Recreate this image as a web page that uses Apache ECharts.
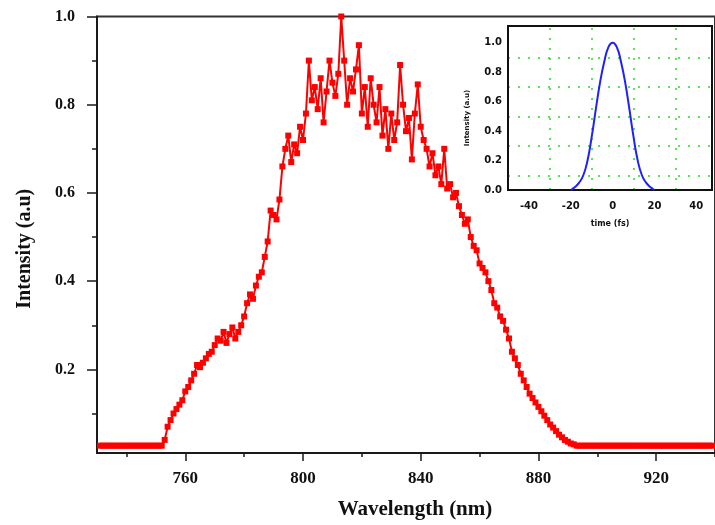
<!DOCTYPE html>
<html>
<head>
<meta charset="utf-8">
<script src="https://cdn.jsdelivr.net/npm/echarts@6/dist/echarts.min.js"></script>
<style>html,body{margin:0;padding:0;background:#fff;}#c{width:715px;height:525px;}</style>
</head>
<body>
<div id="c"></div>
<script>
// ---- main spectrum data ----
const wlStart = 731;           // first wavelength (nm), 1 nm spacing
const baselineLevel = 0.027;
const leftBaselineEnd = 752;
const spectrumStart = 753;
const spectrumValues = [
  0.04,0.07,0.085,0.10,0.11,0.12,0.13,0.15,0.16,0.175,          // 753-762
  0.19,0.21,0.205,0.215,0.225,0.235,0.24,0.255,0.27,0.265,      // 763-772
  0.285,0.26,0.28,0.295,0.27,0.285,0.30,0.32,0.35,0.37,         // 773-782
  0.36,0.39,0.41,0.42,0.455,0.49,0.56,0.55,0.54,0.585,          // 783-792
  0.66,0.70,0.73,0.67,0.71,0.69,0.75,0.72,0.78,0.90,            // 793-802
  0.81,0.84,0.79,0.86,0.76,0.83,0.90,0.85,0.82,0.87,            // 803-812
  1.0,0.90,0.80,0.86,0.83,0.88,0.935,0.78,0.84,0.75,            // 813-822
  0.86,0.80,0.76,0.84,0.73,0.79,0.70,0.78,0.72,0.76,            // 823-832
  0.89,0.80,0.74,0.77,0.676,0.78,0.846,0.75,0.72,0.70,          // 833-842
  0.66,0.69,0.64,0.66,0.62,0.70,0.61,0.62,0.59,0.60,            // 843-852
  0.57,0.55,0.53,0.54,0.50,0.48,0.47,0.44,0.43,0.42,            // 853-862
  0.40,0.38,0.35,0.34,0.32,0.31,0.29,0.27,0.24,0.225,           // 863-872
  0.21,0.19,0.175,0.16,0.145,0.135,0.125,0.115,0.105,0.095,     // 873-882
  0.085,0.075,0.068,0.06,0.052,0.046,0.04,0.036,0.032,0.03      // 883-892
];
const wlEnd = 939;

// axis ticks / labels (main)
const xMajor = [760, 800, 840, 880, 920];
const xMinor = [740, 780, 820, 860, 900, 940];
const yMajor = [0.2, 0.4, 0.6, 0.8, 1.0];
const yMinor = [0.1, 0.3, 0.5, 0.7, 0.9];

// ---- inset: temporal pulse ----
const pulseTime = [-20,-18,-16,-14,-12,-10,-8,-6,-4,-2,0,2,4,6,8,10,12,14,16,18,20];
const pulseInt  = [0,0.02,0.05,0.10,0.20,0.36,0.55,0.73,0.87,0.97,1.0,0.97,0.87,0.73,0.55,0.36,0.20,0.10,0.05,0.02,0];
const insetXLabels = [-40, -20, 0, 20, 40];
const insetYLabels = [0, 0.2, 0.4, 0.6, 0.8, 1.0];
const insetGridX = [-30, -10, 10, 30];
const insetGridY = [0.1, 0.3, 0.5, 0.7, 0.9];

// build spectrum points
const spectrum = [];
for (let w = wlStart; w <= leftBaselineEnd; w++) spectrum.push([w, baselineLevel]);
spectrumValues.forEach((v, i) => spectrum.push([spectrumStart + i, v]));
for (let w = spectrumStart + spectrumValues.length; w <= wlEnd; w++) spectrum.push([w, baselineLevel]);

const pulse = pulseTime.map((t, i) => [t, pulseInt[i]]);

const serif = '"Liberation Serif", "DejaVu Serif", serif';
const sans = '"DejaVu Sans", "Liberation Sans", sans-serif';
const axisCol = '#1a1a1a';

const chart = echarts.init(document.getElementById('c'), null, {renderer: 'canvas'});
chart.setOption({
  animation: false,
  backgroundColor: '#fff',
  grid: [
    {left: 97, top: 16.5, right: -6, bottom: 70, show: true, borderColor: '#333', borderWidth: 2, containLabel: false},
    {left: 508, top: 26, right: 3, bottom: 335, show: true, borderColor: '#111', borderWidth: 2, backgroundColor: '#fff', z: 5, containLabel: false}
  ],
  xAxis: [
    {gridIndex: 0, type: 'value', min: 730, max: 940, position: 'bottom',
     name: 'Wavelength (nm)', nameLocation: 'middle', nameGap: 46,
     nameTextStyle: {fontFamily: serif, fontWeight: 'bold', fontSize: 21, color: '#111', padding: [0, 0, 0, 18]},
     axisLine: {show: true, onZero: false, lineStyle: {color: axisCol, width: 2}},
     axisTick: {show: true, inside: false, length: 8, customValues: xMajor, lineStyle: {color: axisCol, width: 1.5}},
     axisLabel: {customValues: xMajor, margin: 17, fontFamily: serif, fontWeight: 'bold', fontSize: 17, color: '#111'},
     splitLine: {show: false}},
    {gridIndex: 0, type: 'value', min: 730, max: 940, position: 'bottom',
     axisLine: {show: false, onZero: false},
     axisTick: {show: true, inside: false, length: 4, customValues: xMinor, lineStyle: {color: axisCol, width: 1.5}},
     axisLabel: {show: false}, splitLine: {show: false}},
    {gridIndex: 1, type: 'value', min: -50, max: 47.5, position: 'bottom',
     name: 'time (fs)', nameLocation: 'middle', nameGap: 30,
     nameTextStyle: {fontFamily: sans, fontWeight: 'bold', fontSize: 8, color: '#111'},
     axisLine: {show: true, onZero: false, lineStyle: {color: '#111', width: 2}},
     axisTick: {show: false},
     axisLabel: {customValues: insetXLabels, margin: 11, fontFamily: sans, fontWeight: 'bold', fontSize: 10, color: '#111'},
     splitLine: {show: false}, z: 6}
  ],
  yAxis: [
    {gridIndex: 0, type: 'value', min: 0.0104, max: 1.0, position: 'left',
     name: 'Intensity (a.u)', nameLocation: 'middle', nameGap: 62, nameRotate: 90,
     nameTextStyle: {fontFamily: serif, fontWeight: 'bold', fontSize: 20, color: '#111', padding: [0, 28, 0, 0]},
     axisLine: {show: true, onZero: false, lineStyle: {color: axisCol, width: 2}},
     axisTick: {show: true, inside: false, length: 10, customValues: yMajor, lineStyle: {color: axisCol, width: 1.5}},
     axisLabel: {customValues: yMajor, margin: 22, formatter: v => v.toFixed(1), fontFamily: serif, fontWeight: 'bold', fontSize: 16, color: '#111'},
     splitLine: {show: false}},
    {gridIndex: 0, type: 'value', min: 0.0104, max: 1.0, position: 'left',
     axisLine: {show: false, onZero: false},
     axisTick: {show: true, inside: false, length: 5, customValues: yMinor, lineStyle: {color: axisCol, width: 1.5}},
     axisLabel: {show: false}, splitLine: {show: false}},
    {gridIndex: 1, type: 'value', min: 0, max: 1.113, position: 'left',
     name: 'Intensity (a.u)', nameLocation: 'middle', nameGap: 37, nameRotate: 90,
     nameTextStyle: {fontFamily: sans, fontWeight: 'bold', fontSize: 7, color: '#111', padding: [0, 20, 0, 0]},
     axisLine: {show: true, onZero: false, lineStyle: {color: '#111', width: 2}},
     axisTick: {show: false},
     axisLabel: {customValues: insetYLabels, margin: 6, formatter: v => v.toFixed(1), fontFamily: sans, fontWeight: 'bold', fontSize: 10, color: '#111'},
     splitLine: {show: false}, z: 6}
  ],
  series: [
    {type: 'line', xAxisIndex: 0, yAxisIndex: 0, data: spectrum,
     symbol: 'rect', symbolSize: 6, showSymbol: true, showAllSymbol: true,
     itemStyle: {color: '#ff0000'}, lineStyle: {color: '#ff0000', width: 2}, z: 2},
    {type: 'line', xAxisIndex: 2, yAxisIndex: 2, data: pulse, smooth: true,
     symbol: 'none', lineStyle: {color: '#1f1fff', width: 2}, z: 7,
     markLine: {silent: true, symbol: ['none', 'none'], animation: false,
       label: {show: false},
       lineStyle: {color: '#22dd22', type: [2, 8], width: 1.5},
       data: insetGridX.map(v => ({xAxis: v})).concat(insetGridY.map(v => ({yAxis: v})))}}
  ]
});
</script>
</body>
</html>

================================

EXERCISE.
Write out an exact copy of the listing, first line through the line containing "const yMinor = [0.1, 0.3, 0.5, 0.7, 0.9];", with the pictures left out.

COMPLETE RESPONSE.
Recreate this image as a web page that uses Apache ECharts.
<!DOCTYPE html>
<html>
<head>
<meta charset="utf-8">
<script src="https://cdn.jsdelivr.net/npm/echarts@6/dist/echarts.min.js"></script>
<style>html,body{margin:0;padding:0;background:#fff;}#c{width:715px;height:525px;}</style>
</head>
<body>
<div id="c"></div>
<script>
// ---- main spectrum data ----
const wlStart = 731;           // first wavelength (nm), 1 nm spacing
const baselineLevel = 0.027;
const leftBaselineEnd = 752;
const spectrumStart = 753;
const spectrumValues = [
  0.04,0.07,0.085,0.10,0.11,0.12,0.13,0.15,0.16,0.175,          // 753-762
  0.19,0.21,0.205,0.215,0.225,0.235,0.24,0.255,0.27,0.265,      // 763-772
  0.285,0.26,0.28,0.295,0.27,0.285,0.30,0.32,0.35,0.37,         // 773-782
  0.36,0.39,0.41,0.42,0.455,0.49,0.56,0.55,0.54,0.585,          // 783-792
  0.66,0.70,0.73,0.67,0.71,0.69,0.75,0.72,0.78,0.90,            // 793-802
  0.81,0.84,0.79,0.86,0.76,0.83,0.90,0.85,0.82,0.87,            // 803-812
  1.0,0.90,0.80,0.86,0.83,0.88,0.935,0.78,0.84,0.75,            // 813-822
  0.86,0.80,0.76,0.84,0.73,0.79,0.70,0.78,0.72,0.76,            // 823-832
  0.89,0.80,0.74,0.77,0.676,0.78,0.846,0.75,0.72,0.70,          // 833-842
  0.66,0.69,0.64,0.66,0.62,0.70,0.61,0.62,0.59,0.60,            // 843-852
  0.57,0.55,0.53,0.54,0.50,0.48,0.47,0.44,0.43,0.42,            // 853-862
  0.40,0.38,0.35,0.34,0.32,0.31,0.29,0.27,0.24,0.225,           // 863-872
  0.21,0.19,0.175,0.16,0.145,0.135,0.125,0.115,0.105,0.095,     // 873-882
  0.085,0.075,0.068,0.06,0.052,0.046,0.04,0.036,0.032,0.03      // 883-892
];
const wlEnd = 939;

// axis ticks / labels (main)
const xMajor = [760, 800, 840, 880, 920];
const xMinor = [740, 780, 820, 860, 900, 940];
const yMajor = [0.2, 0.4, 0.6, 0.8, 1.0];
const yMinor = [0.1, 0.3, 0.5, 0.7, 0.9];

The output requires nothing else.